▶ Task to carry out
Give back every line exactly as it appears, pictures excluded.

▶ Data block
START

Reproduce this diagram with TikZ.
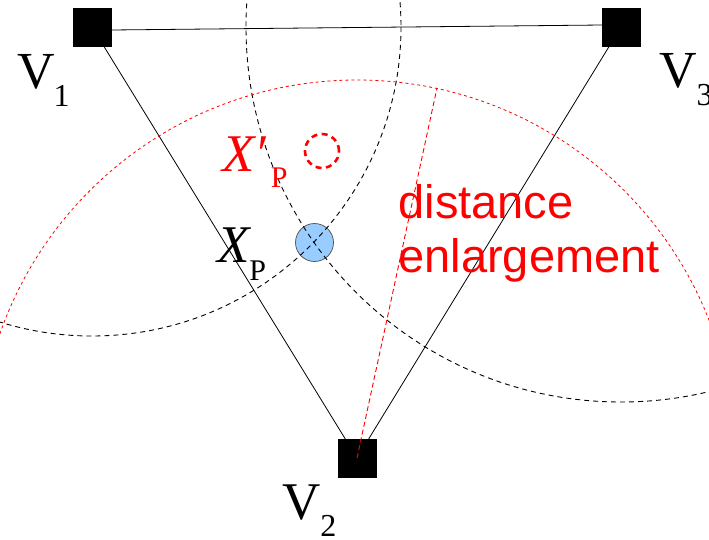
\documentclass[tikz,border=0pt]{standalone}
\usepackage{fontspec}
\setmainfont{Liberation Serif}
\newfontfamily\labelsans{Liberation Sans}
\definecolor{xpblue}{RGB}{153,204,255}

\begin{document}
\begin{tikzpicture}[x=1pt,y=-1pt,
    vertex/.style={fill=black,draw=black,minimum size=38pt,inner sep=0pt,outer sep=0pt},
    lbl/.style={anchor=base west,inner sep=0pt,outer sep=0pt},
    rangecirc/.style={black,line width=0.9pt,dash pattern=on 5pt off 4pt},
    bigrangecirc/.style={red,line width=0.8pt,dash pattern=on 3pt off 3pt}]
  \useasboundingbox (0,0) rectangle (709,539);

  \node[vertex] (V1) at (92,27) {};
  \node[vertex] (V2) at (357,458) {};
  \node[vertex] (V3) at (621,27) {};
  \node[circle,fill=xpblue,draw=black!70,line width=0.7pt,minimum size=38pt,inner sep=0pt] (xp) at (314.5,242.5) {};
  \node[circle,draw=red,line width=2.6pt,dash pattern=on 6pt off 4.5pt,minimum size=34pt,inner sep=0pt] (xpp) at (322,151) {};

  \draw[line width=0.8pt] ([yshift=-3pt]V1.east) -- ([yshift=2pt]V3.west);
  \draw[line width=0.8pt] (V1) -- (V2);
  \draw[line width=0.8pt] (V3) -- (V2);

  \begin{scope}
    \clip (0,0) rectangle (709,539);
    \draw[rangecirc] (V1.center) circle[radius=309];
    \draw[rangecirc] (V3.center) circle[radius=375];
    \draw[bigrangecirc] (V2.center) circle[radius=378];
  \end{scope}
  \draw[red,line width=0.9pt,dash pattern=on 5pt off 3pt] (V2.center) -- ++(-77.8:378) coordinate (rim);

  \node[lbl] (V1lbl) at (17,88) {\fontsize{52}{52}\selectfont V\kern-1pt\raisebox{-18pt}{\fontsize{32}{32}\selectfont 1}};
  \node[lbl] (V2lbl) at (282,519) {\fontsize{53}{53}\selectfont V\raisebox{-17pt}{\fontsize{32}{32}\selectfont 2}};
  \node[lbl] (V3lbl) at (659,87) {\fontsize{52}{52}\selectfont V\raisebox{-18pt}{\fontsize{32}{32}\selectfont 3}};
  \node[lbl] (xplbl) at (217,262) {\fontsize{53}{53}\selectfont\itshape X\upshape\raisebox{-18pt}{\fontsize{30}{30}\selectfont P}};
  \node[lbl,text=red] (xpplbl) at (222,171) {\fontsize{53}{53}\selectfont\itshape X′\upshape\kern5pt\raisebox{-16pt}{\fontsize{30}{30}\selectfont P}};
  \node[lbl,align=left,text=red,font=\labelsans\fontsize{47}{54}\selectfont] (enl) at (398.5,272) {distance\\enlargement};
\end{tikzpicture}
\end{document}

END

▶ Full response
Reproduce this diagram with TikZ.
\documentclass[tikz,border=0pt]{standalone}
\usepackage{fontspec}
\setmainfont{Liberation Serif}
\newfontfamily\labelsans{Liberation Sans}
\definecolor{xpblue}{RGB}{153,204,255}

\begin{document}
\begin{tikzpicture}[x=1pt,y=-1pt,
    vertex/.style={fill=black,draw=black,minimum size=38pt,inner sep=0pt,outer sep=0pt},
    lbl/.style={anchor=base west,inner sep=0pt,outer sep=0pt},
    rangecirc/.style={black,line width=0.9pt,dash pattern=on 5pt off 4pt},
    bigrangecirc/.style={red,line width=0.8pt,dash pattern=on 3pt off 3pt}]
  \useasboundingbox (0,0) rectangle (709,539);

  \node[vertex] (V1) at (92,27) {};
  \node[vertex] (V2) at (357,458) {};
  \node[vertex] (V3) at (621,27) {};
  \node[circle,fill=xpblue,draw=black!70,line width=0.7pt,minimum size=38pt,inner sep=0pt] (xp) at (314.5,242.5) {};
  \node[circle,draw=red,line width=2.6pt,dash pattern=on 6pt off 4.5pt,minimum size=34pt,inner sep=0pt] (xpp) at (322,151) {};

  \draw[line width=0.8pt] ([yshift=-3pt]V1.east) -- ([yshift=2pt]V3.west);
  \draw[line width=0.8pt] (V1) -- (V2);
  \draw[line width=0.8pt] (V3) -- (V2);

  \begin{scope}
    \clip (0,0) rectangle (709,539);
    \draw[rangecirc] (V1.center) circle[radius=309];
    \draw[rangecirc] (V3.center) circle[radius=375];
    \draw[bigrangecirc] (V2.center) circle[radius=378];
  \end{scope}
  \draw[red,line width=0.9pt,dash pattern=on 5pt off 3pt] (V2.center) -- ++(-77.8:378) coordinate (rim);

  \node[lbl] (V1lbl) at (17,88) {\fontsize{52}{52}\selectfont V\kern-1pt\raisebox{-18pt}{\fontsize{32}{32}\selectfont 1}};
  \node[lbl] (V2lbl) at (282,519) {\fontsize{53}{53}\selectfont V\raisebox{-17pt}{\fontsize{32}{32}\selectfont 2}};
  \node[lbl] (V3lbl) at (659,87) {\fontsize{52}{52}\selectfont V\raisebox{-18pt}{\fontsize{32}{32}\selectfont 3}};
  \node[lbl] (xplbl) at (217,262) {\fontsize{53}{53}\selectfont\itshape X\upshape\raisebox{-18pt}{\fontsize{30}{30}\selectfont P}};
  \node[lbl,text=red] (xpplbl) at (222,171) {\fontsize{53}{53}\selectfont\itshape X′\upshape\kern5pt\raisebox{-16pt}{\fontsize{30}{30}\selectfont P}};
  \node[lbl,align=left,text=red,font=\labelsans\fontsize{47}{54}\selectfont] (enl) at (398.5,272) {distance\\enlargement};
\end{tikzpicture}
\end{document}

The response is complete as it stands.